What needs to be done>
Reproduce all the material exactly, minus any pictures it holds.

═══ Data block ═══

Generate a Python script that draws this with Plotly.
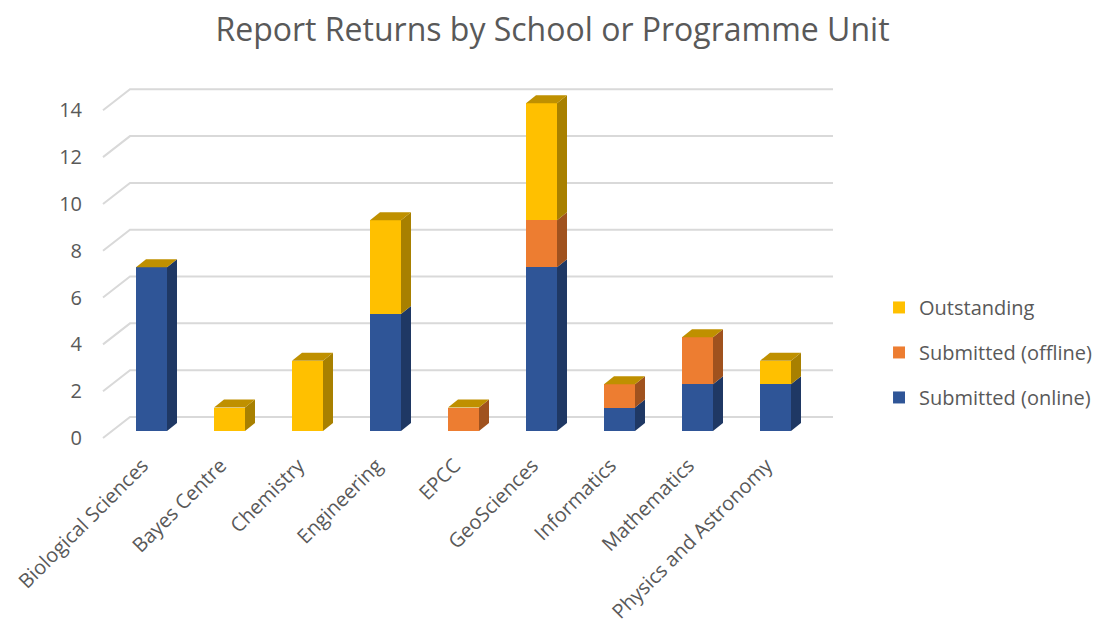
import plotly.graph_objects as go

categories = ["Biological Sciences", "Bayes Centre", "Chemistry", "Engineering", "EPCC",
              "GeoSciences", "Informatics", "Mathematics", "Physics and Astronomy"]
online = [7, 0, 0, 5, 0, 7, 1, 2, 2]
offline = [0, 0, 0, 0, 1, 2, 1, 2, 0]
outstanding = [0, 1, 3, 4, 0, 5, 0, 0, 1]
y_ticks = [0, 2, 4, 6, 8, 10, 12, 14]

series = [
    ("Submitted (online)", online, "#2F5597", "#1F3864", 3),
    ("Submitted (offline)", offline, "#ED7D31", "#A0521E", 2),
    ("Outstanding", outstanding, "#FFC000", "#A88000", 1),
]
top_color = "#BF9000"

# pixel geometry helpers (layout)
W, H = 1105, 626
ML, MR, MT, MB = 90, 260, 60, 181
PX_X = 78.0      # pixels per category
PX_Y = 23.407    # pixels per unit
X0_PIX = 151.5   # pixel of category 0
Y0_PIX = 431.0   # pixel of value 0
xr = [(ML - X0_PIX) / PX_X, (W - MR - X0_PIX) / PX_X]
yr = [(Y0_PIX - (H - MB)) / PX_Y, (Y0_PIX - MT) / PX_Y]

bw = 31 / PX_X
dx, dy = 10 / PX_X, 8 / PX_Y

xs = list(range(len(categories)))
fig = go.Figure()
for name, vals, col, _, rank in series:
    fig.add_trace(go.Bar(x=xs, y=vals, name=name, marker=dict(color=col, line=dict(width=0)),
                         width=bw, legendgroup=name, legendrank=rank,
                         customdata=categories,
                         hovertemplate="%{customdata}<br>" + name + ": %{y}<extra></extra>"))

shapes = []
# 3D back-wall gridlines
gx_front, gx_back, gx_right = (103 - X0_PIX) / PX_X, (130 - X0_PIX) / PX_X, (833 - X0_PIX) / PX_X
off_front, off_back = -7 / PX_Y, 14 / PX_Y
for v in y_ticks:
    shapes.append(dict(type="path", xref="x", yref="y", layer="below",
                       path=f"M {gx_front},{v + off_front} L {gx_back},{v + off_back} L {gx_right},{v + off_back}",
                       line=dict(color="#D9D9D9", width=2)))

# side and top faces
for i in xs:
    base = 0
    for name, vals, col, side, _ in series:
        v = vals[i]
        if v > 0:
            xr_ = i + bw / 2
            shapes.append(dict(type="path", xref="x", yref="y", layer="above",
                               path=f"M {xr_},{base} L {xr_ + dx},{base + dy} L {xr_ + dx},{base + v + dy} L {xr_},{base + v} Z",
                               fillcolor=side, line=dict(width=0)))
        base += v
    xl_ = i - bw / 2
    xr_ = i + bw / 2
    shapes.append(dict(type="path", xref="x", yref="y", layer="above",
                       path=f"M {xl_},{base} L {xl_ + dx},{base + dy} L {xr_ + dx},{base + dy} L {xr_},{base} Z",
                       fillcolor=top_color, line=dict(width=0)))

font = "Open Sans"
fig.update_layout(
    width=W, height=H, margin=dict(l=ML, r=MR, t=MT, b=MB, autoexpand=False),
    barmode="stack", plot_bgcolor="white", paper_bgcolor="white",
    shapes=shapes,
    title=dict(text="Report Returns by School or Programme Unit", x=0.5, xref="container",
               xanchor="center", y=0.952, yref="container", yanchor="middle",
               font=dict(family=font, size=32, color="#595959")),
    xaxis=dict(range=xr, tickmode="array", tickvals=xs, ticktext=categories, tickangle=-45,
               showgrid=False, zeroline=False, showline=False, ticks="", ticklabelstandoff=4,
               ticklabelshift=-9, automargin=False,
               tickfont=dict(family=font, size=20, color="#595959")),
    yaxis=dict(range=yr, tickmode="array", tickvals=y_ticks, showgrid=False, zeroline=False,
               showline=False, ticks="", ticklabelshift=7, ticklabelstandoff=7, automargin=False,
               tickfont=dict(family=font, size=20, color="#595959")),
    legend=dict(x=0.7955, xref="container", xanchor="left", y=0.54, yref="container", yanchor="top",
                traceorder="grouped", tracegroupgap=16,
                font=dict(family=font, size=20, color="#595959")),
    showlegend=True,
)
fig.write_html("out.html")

═══

Exercise output>
Generate a Python script that draws this with Plotly.
import plotly.graph_objects as go

categories = ["Biological Sciences", "Bayes Centre", "Chemistry", "Engineering", "EPCC",
              "GeoSciences", "Informatics", "Mathematics", "Physics and Astronomy"]
online = [7, 0, 0, 5, 0, 7, 1, 2, 2]
offline = [0, 0, 0, 0, 1, 2, 1, 2, 0]
outstanding = [0, 1, 3, 4, 0, 5, 0, 0, 1]
y_ticks = [0, 2, 4, 6, 8, 10, 12, 14]

series = [
    ("Submitted (online)", online, "#2F5597", "#1F3864", 3),
    ("Submitted (offline)", offline, "#ED7D31", "#A0521E", 2),
    ("Outstanding", outstanding, "#FFC000", "#A88000", 1),
]
top_color = "#BF9000"

# pixel geometry helpers (layout)
W, H = 1105, 626
ML, MR, MT, MB = 90, 260, 60, 181
PX_X = 78.0      # pixels per category
PX_Y = 23.407    # pixels per unit
X0_PIX = 151.5   # pixel of category 0
Y0_PIX = 431.0   # pixel of value 0
xr = [(ML - X0_PIX) / PX_X, (W - MR - X0_PIX) / PX_X]
yr = [(Y0_PIX - (H - MB)) / PX_Y, (Y0_PIX - MT) / PX_Y]

bw = 31 / PX_X
dx, dy = 10 / PX_X, 8 / PX_Y

xs = list(range(len(categories)))
fig = go.Figure()
for name, vals, col, _, rank in series:
    fig.add_trace(go.Bar(x=xs, y=vals, name=name, marker=dict(color=col, line=dict(width=0)),
                         width=bw, legendgroup=name, legendrank=rank,
                         customdata=categories,
                         hovertemplate="%{customdata}<br>" + name + ": %{y}<extra></extra>"))

shapes = []
# 3D back-wall gridlines
gx_front, gx_back, gx_right = (103 - X0_PIX) / PX_X, (130 - X0_PIX) / PX_X, (833 - X0_PIX) / PX_X
off_front, off_back = -7 / PX_Y, 14 / PX_Y
for v in y_ticks:
    shapes.append(dict(type="path", xref="x", yref="y", layer="below",
                       path=f"M {gx_front},{v + off_front} L {gx_back},{v + off_back} L {gx_right},{v + off_back}",
                       line=dict(color="#D9D9D9", width=2)))

# side and top faces
for i in xs:
    base = 0
    for name, vals, col, side, _ in series:
        v = vals[i]
        if v > 0:
            xr_ = i + bw / 2
            shapes.append(dict(type="path", xref="x", yref="y", layer="above",
                               path=f"M {xr_},{base} L {xr_ + dx},{base + dy} L {xr_ + dx},{base + v + dy} L {xr_},{base + v} Z",
                               fillcolor=side, line=dict(width=0)))
        base += v
    xl_ = i - bw / 2
    xr_ = i + bw / 2
    shapes.append(dict(type="path", xref="x", yref="y", layer="above",
                       path=f"M {xl_},{base} L {xl_ + dx},{base + dy} L {xr_ + dx},{base + dy} L {xr_},{base} Z",
                       fillcolor=top_color, line=dict(width=0)))

font = "Open Sans"
fig.update_layout(
    width=W, height=H, margin=dict(l=ML, r=MR, t=MT, b=MB, autoexpand=False),
    barmode="stack", plot_bgcolor="white", paper_bgcolor="white",
    shapes=shapes,
    title=dict(text="Report Returns by School or Programme Unit", x=0.5, xref="container",
               xanchor="center", y=0.952, yref="container", yanchor="middle",
               font=dict(family=font, size=32, color="#595959")),
    xaxis=dict(range=xr, tickmode="array", tickvals=xs, ticktext=categories, tickangle=-45,
               showgrid=False, zeroline=False, showline=False, ticks="", ticklabelstandoff=4,
               ticklabelshift=-9, automargin=False,
               tickfont=dict(family=font, size=20, color="#595959")),
    yaxis=dict(range=yr, tickmode="array", tickvals=y_ticks, showgrid=False, zeroline=False,
               showline=False, ticks="", ticklabelshift=7, ticklabelstandoff=7, automargin=False,
               tickfont=dict(family=font, size=20, color="#595959")),
    legend=dict(x=0.7955, xref="container", xanchor="left", y=0.54, yref="container", yanchor="top",
                traceorder="grouped", tracegroupgap=16,
                font=dict(family=font, size=20, color="#595959")),
    showlegend=True,
)
fig.write_html("out.html")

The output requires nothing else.